You do not attain peace merely by escaping responsibility. You attain it by discharging your responsibilities and winning on the battlefield of life, and by winning in the true sense. Success in life doesn’t necessarily mean winning in an outward way or even doing a good job. It means learning an important life lesson.
A step toward infinite freedom
Years ago I was invited by the Peace Corps to teach a group of young men who were going to India, and I accepted the job for two reasons. It paid very well, which helped me get Ananda started. The other reason was that I felt I could help these young men appreciate India in the deepest sense.
But they weren’t interested in what I had to say. They didn’t want to learn about Indian philosophy; they wanted to learn about five-year plans, village rehabilitation, and those kinds of things. I tried everything I could think of to arouse their interest but finally I had to admit to myself that I had failed.

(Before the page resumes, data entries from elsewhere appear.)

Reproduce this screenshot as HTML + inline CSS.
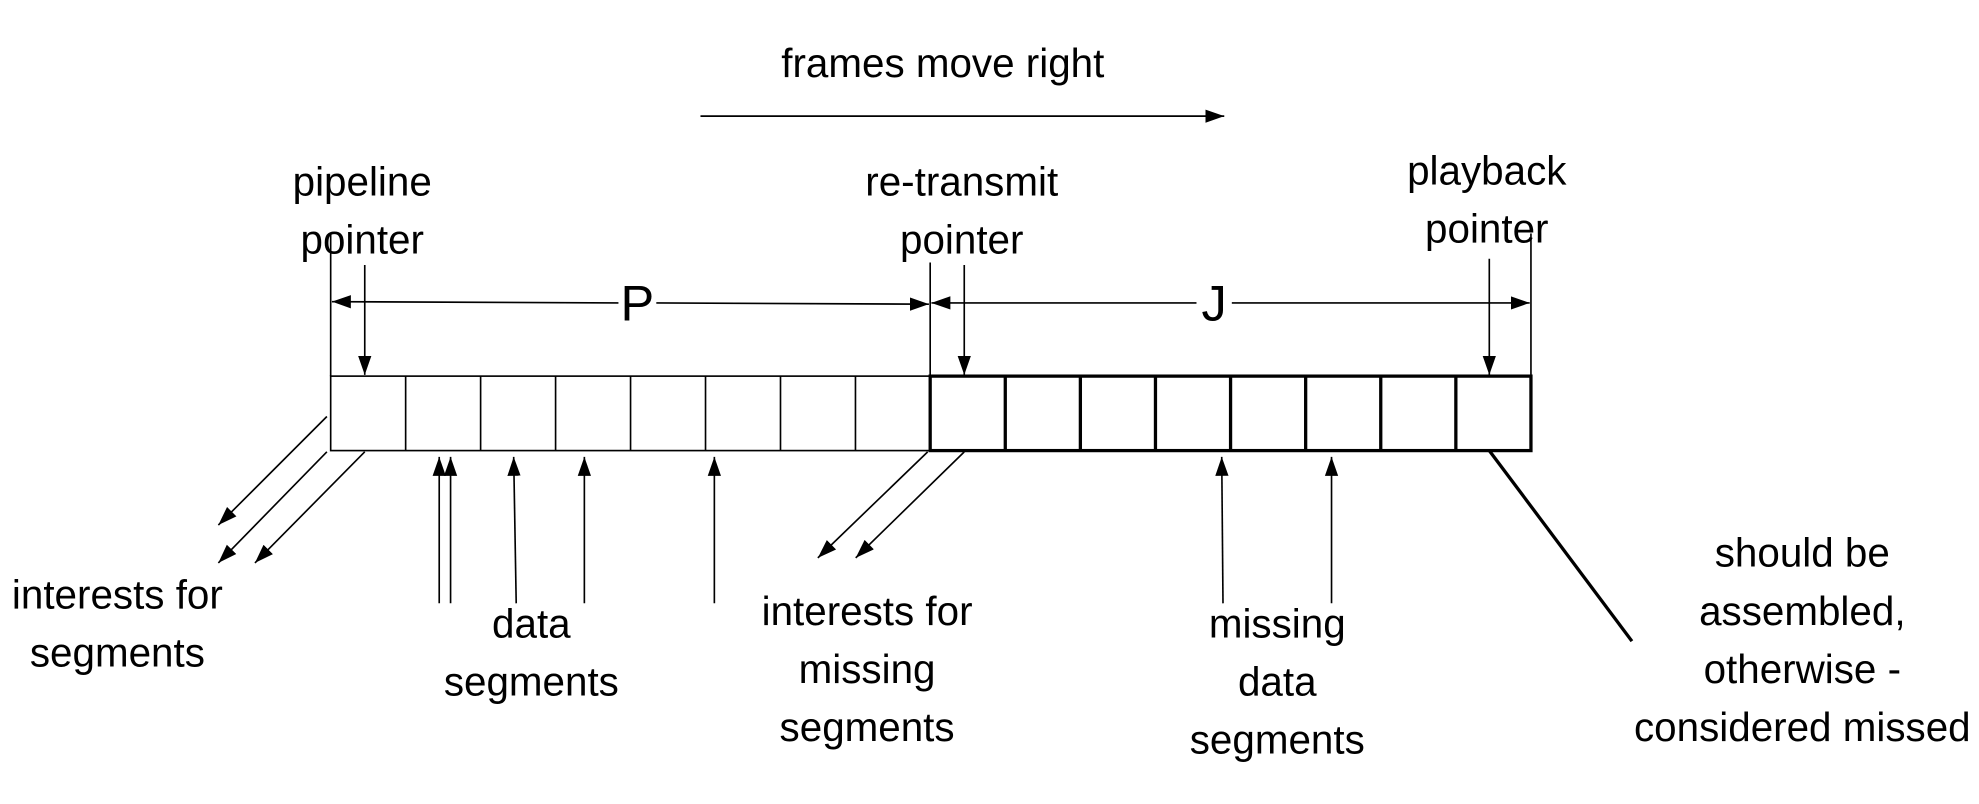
<!DOCTYPE html>
<html><head><meta charset="utf-8"><style>html,body{margin:0;padding:0;background:#fff}svg{display:block}</style></head>
<body>
<svg width="1979" height="804" viewBox="0 0 1568 637" xmlns="http://www.w3.org/2000/svg">
<defs>
<marker id="a" viewBox="0 0 10 10" refX="10" refY="5" markerWidth="15" markerHeight="15" markerUnits="userSpaceOnUse" orient="auto"><path d="M0,1.5 L10,5 L0,8.5 z" fill="#000"/></marker>
</defs>
<g font-family="Liberation Sans, sans-serif" font-size="32" text-anchor="middle" fill="#000">
<text x="747" y="61">frames move right</text>
<text x="287" y="155">pipeline</text><text x="287" y="201">pointer</text>
<text x="762" y="155">re-transmit</text><text x="762" y="201">pointer</text>
<text x="1178" y="146">playback</text><text x="1178" y="192">pointer</text>
<text x="93" y="482">interests for</text><text x="93" y="528">segments</text>
<text x="421" y="505">data</text><text x="421" y="551">segments</text>
<text x="687" y="495">interests for</text><text x="687" y="541">missing</text><text x="687" y="587">segments</text>
<text x="1012" y="505">missing</text><text x="1012" y="551">data</text><text x="1012" y="597">segments</text>
<text x="1428" y="449">should be</text><text x="1428" y="495">assembled,</text><text x="1428" y="541">otherwise -</text><text x="1428" y="587">considered missed</text>
<text x="505" y="254" font-size="40">P</text>
<text x="962" y="254" font-size="40">J</text>
</g>
<g stroke="#000" fill="none" stroke-width="1.3">
<line x1="555" y1="92" x2="970" y2="92" marker-end="url(#a)"/>
<line x1="262" y1="185" x2="262" y2="298"/>
<line x1="737" y1="208" x2="737" y2="298"/>
<line x1="1213" y1="185" x2="1213" y2="298"/>
<line x1="490" y1="240" x2="263" y2="239" marker-end="url(#a)"/>
<line x1="520" y1="240" x2="736" y2="241" marker-end="url(#a)"/>
<line x1="948" y1="240" x2="738" y2="240" marker-end="url(#a)"/>
<line x1="976" y1="240" x2="1212" y2="240" marker-end="url(#a)"/>
<line x1="289" y1="210" x2="289" y2="297" marker-end="url(#a)"/>
<line x1="764" y1="210" x2="764" y2="297" marker-end="url(#a)"/>
<line x1="1180" y1="205" x2="1180" y2="297" marker-end="url(#a)"/>
<rect x="262" y="298" width="475" height="59"/>
<line x1="321.4" y1="298" x2="321.4" y2="357"/><line x1="380.8" y1="298" x2="380.8" y2="357"/><line x1="440.2" y1="298" x2="440.2" y2="357"/><line x1="499.6" y1="298" x2="499.6" y2="357"/><line x1="559" y1="298" x2="559" y2="357"/><line x1="618.4" y1="298" x2="618.4" y2="357"/><line x1="677.8" y1="298" x2="677.8" y2="357"/>
<line x1="259" y1="330" x2="173" y2="416" marker-end="url(#a)"/>
<line x1="259" y1="358" x2="173" y2="446" marker-end="url(#a)"/>
<line x1="289" y1="358" x2="202" y2="446" marker-end="url(#a)"/>
<line x1="348" y1="478" x2="348" y2="362" marker-end="url(#a)"/>
<line x1="357" y1="478" x2="357" y2="362" marker-end="url(#a)"/>
<line x1="409" y1="478" x2="407" y2="362" marker-end="url(#a)"/>
<line x1="463" y1="478" x2="463" y2="362" marker-end="url(#a)"/>
<line x1="566" y1="478" x2="566" y2="362" marker-end="url(#a)"/>
<line x1="735" y1="358" x2="648" y2="442" marker-end="url(#a)"/>
<line x1="764" y1="358" x2="678" y2="442" marker-end="url(#a)"/>
<line x1="969" y1="478" x2="968" y2="362" marker-end="url(#a)"/>
<line x1="1055" y1="478" x2="1055" y2="362" marker-end="url(#a)"/>
</g>
<g stroke="#000" fill="none" stroke-width="2.6">
<rect x="737" y="298" width="476" height="59"/>
<line x1="796.5" y1="298" x2="796.5" y2="357"/><line x1="856" y1="298" x2="856" y2="357"/><line x1="915.5" y1="298" x2="915.5" y2="357"/><line x1="975" y1="298" x2="975" y2="357"/><line x1="1034.5" y1="298" x2="1034.5" y2="357"/><line x1="1094" y1="298" x2="1094" y2="357"/><line x1="1153.5" y1="298" x2="1153.5" y2="357"/>
<line x1="1180" y1="357" x2="1293" y2="508"/>
</g>
</svg>
</body></html>
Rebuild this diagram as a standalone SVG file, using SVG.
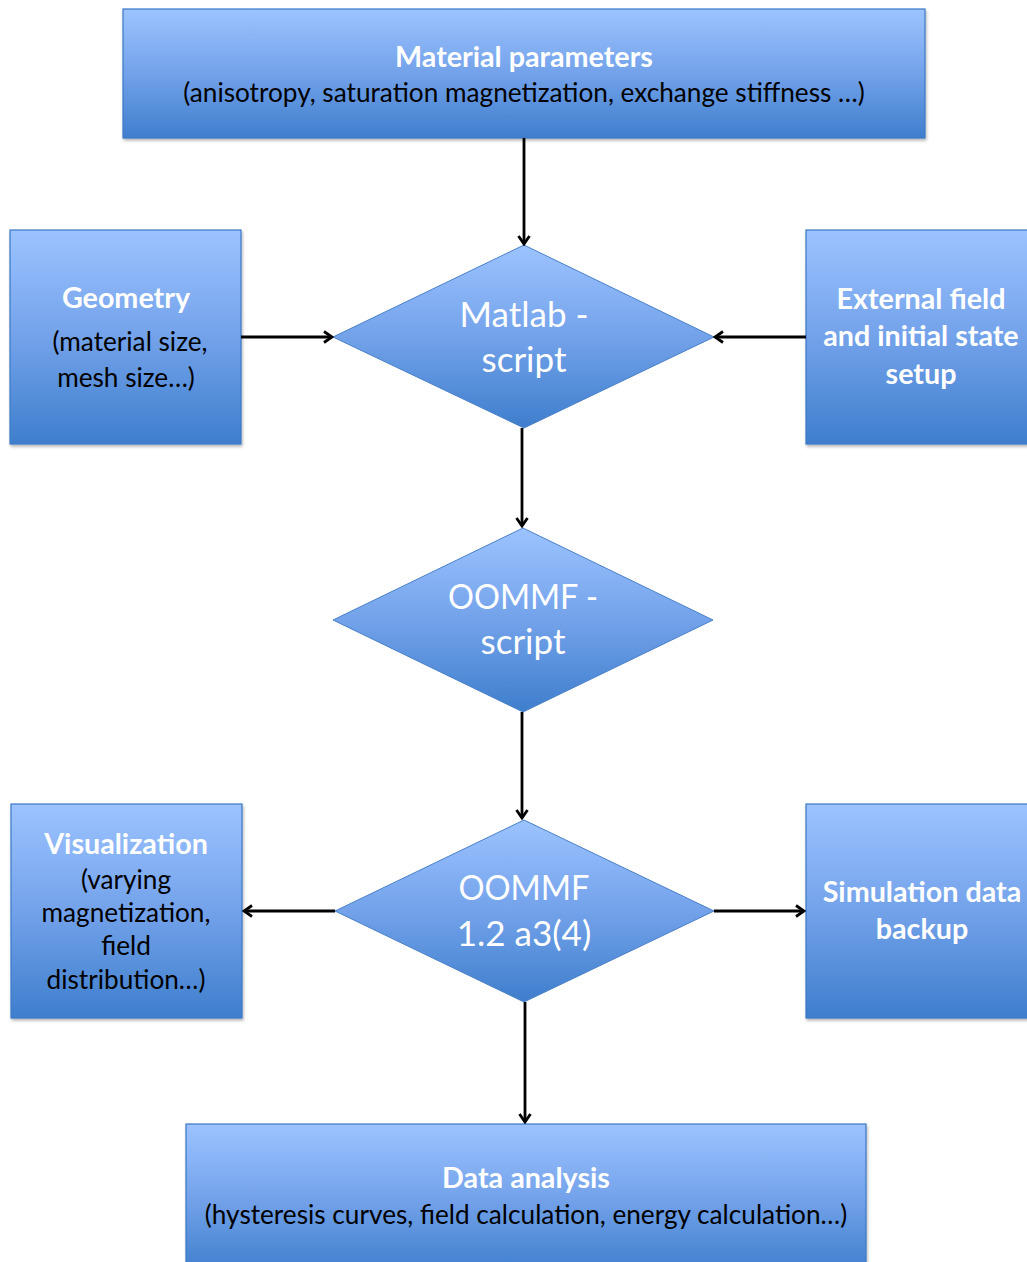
<svg xmlns="http://www.w3.org/2000/svg" width="1027" height="1262" viewBox="0 0 1027 1262">
<defs>
<linearGradient id="g" x1="0" y1="0" x2="0" y2="1">
<stop offset="0" stop-color="#9cc3ff"/>
<stop offset="0.5" stop-color="#73a2ea"/>
<stop offset="1" stop-color="#3e7ecc"/>
</linearGradient>
<filter id="sh" x="-5%" y="-5%" width="110%" height="115%">
<feDropShadow dx="1" dy="2" stdDeviation="1.5" flood-color="#000" flood-opacity="0.3"/>
</filter>
<marker id="ah" viewBox="0 0 14 14" refX="12" refY="7" markerWidth="14" markerHeight="14" markerUnits="userSpaceOnUse" orient="auto">
<path d="M4,1.5 L12,7 L4,12.5" fill="none" stroke="#000" stroke-width="2.8" stroke-linejoin="miter"/>
</marker>
</defs>
<style>
.box{fill:url(#g);stroke:#3b78c6;stroke-width:1.2;filter:url(#sh)}
.dia{fill:url(#g);stroke:#4a80c8;stroke-width:1}
.t{font-family:Lato,"Liberation Sans",sans-serif;text-anchor:middle}
.h{font-weight:bold;fill:#fff;font-size:28.7px}
.s{fill:#000;font-size:26.2px}
.d{fill:#fff;font-size:35px}
.c line{stroke:#000;stroke-width:2.8;marker-end:url(#ah)}
</style>

<g id="material">
<rect class="box" x="123" y="9" width="802" height="129"/>
<text class="t h" x="524" y="67">Material parameters</text>
<text class="t s" x="524" y="102">(anisotropy, saturation magnetization, exchange stiffness …)</text>
</g>

<g id="geometry">
<rect class="box" x="10" y="230" width="231" height="214"/>
<text class="t h" x="126" y="308">Geometry</text>
<text class="t s" x="130" y="351">(material size,</text>
<text class="t s" x="126" y="387">mesh size…)</text>
</g>

<g id="external">
<rect class="box" x="806" y="230" width="240" height="214"/>
<text class="t h" x="921" y="309">External field</text>
<text class="t h" x="921" y="346">and initial state</text>
<text class="t h" x="921" y="384">setup</text>
</g>

<g id="matlab">
<polygon class="dia" points="524,245 714,337 524,428 333,337"/>
<text class="t d" x="524" y="327">Matlab -</text>
<text class="t d" x="524" y="372">script</text>
</g>

<g id="oommfscript">
<polygon class="dia" points="523,528 713,620 523,712 333,620"/>
<text class="t d" x="523" y="609" textLength="150" lengthAdjust="spacingAndGlyphs">OOMMF -</text>
<text class="t d" x="523" y="654">script</text>
</g>

<g id="oommf">
<polygon class="dia" points="524,820 714,911 524,1002 335,911"/>
<text class="t d" x="524" y="900" textLength="131" lengthAdjust="spacingAndGlyphs">OOMMF</text>
<text class="t d" x="524" y="946">1.2 a3(4)</text>
</g>

<g id="visualization">
<rect class="box" x="11" y="804" width="231" height="214"/>
<text class="t h" x="126" y="854">Visualization</text>
<text class="t s" x="126" y="889">(varying</text>
<text class="t s" x="126" y="922">magnetization,</text>
<text class="t s" x="126" y="955">field</text>
<text class="t s" x="126" y="989">distribution…)</text>
</g>

<g id="backup">
<rect class="box" x="806" y="804" width="240" height="214"/>
<text class="t h" x="922" y="902">Simulation data</text>
<text class="t h" x="922" y="939">backup</text>
</g>

<g id="analysis">
<rect class="box" x="186" y="1124" width="680" height="150"/>
<text class="t h" x="526" y="1188">Data analysis</text>
<text class="t s" x="526" y="1224">(hysteresis curves, field calculation, energy calculation…)</text>
</g>

<g id="connectors" class="c">
<line x1="524" y1="138" x2="524" y2="244"/>
<line x1="241" y1="337" x2="332" y2="337"/>
<line x1="806" y1="337" x2="715" y2="337"/>
<line x1="522" y1="428" x2="522" y2="526"/>
<line x1="522" y1="712" x2="522" y2="818"/>
<line x1="335" y1="911" x2="244" y2="911"/>
<line x1="714" y1="911" x2="804" y2="911"/>
<line x1="525" y1="1002" x2="525" y2="1122"/>
</g>
</svg>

Suddenly, in accepting that failure, I felt great victory because I realized that the failure didn’t really matter. I’d always been nonattached to the fruits of my actions, but this experience helped to drive that thought more deeply into my consciousness: I had done my best; the results were purely in God’s hands. And I realized that true success is different from what we normally consider success.
True success means taking a step toward infinite freedom because we’ve learned an important life lesson that we no longer need to repeat. Only that kind of success gives true peace. We can relax about these lessons once we have learned them. As long as there’s any fear — fear of the test, fear of being drawn into the karma, fear of failure, or even fear of success, then there is still karma to be worked out.
There is book by Joan Grant which makes a similar point. She tells us in the book that she remembered a past incarnation in which she had been in a bullfight on Crete. She later realized she’d been born into that life only to develop the courage to be able to face that bull. Whether she was killed or not didn’t matter. Her victory was in being able muster the courage to face that bull in a life or death struggle. Finding that level of courage was her success.
The pull of unwillingness
Most people are pulled in two directions. While they’re doing something, they’re wishing they weren’t doing it. For your spiritual growth, don’t try to reduce stress by avoiding what you’ve been given to do. Troubles and difficulties are your opportunity for growth.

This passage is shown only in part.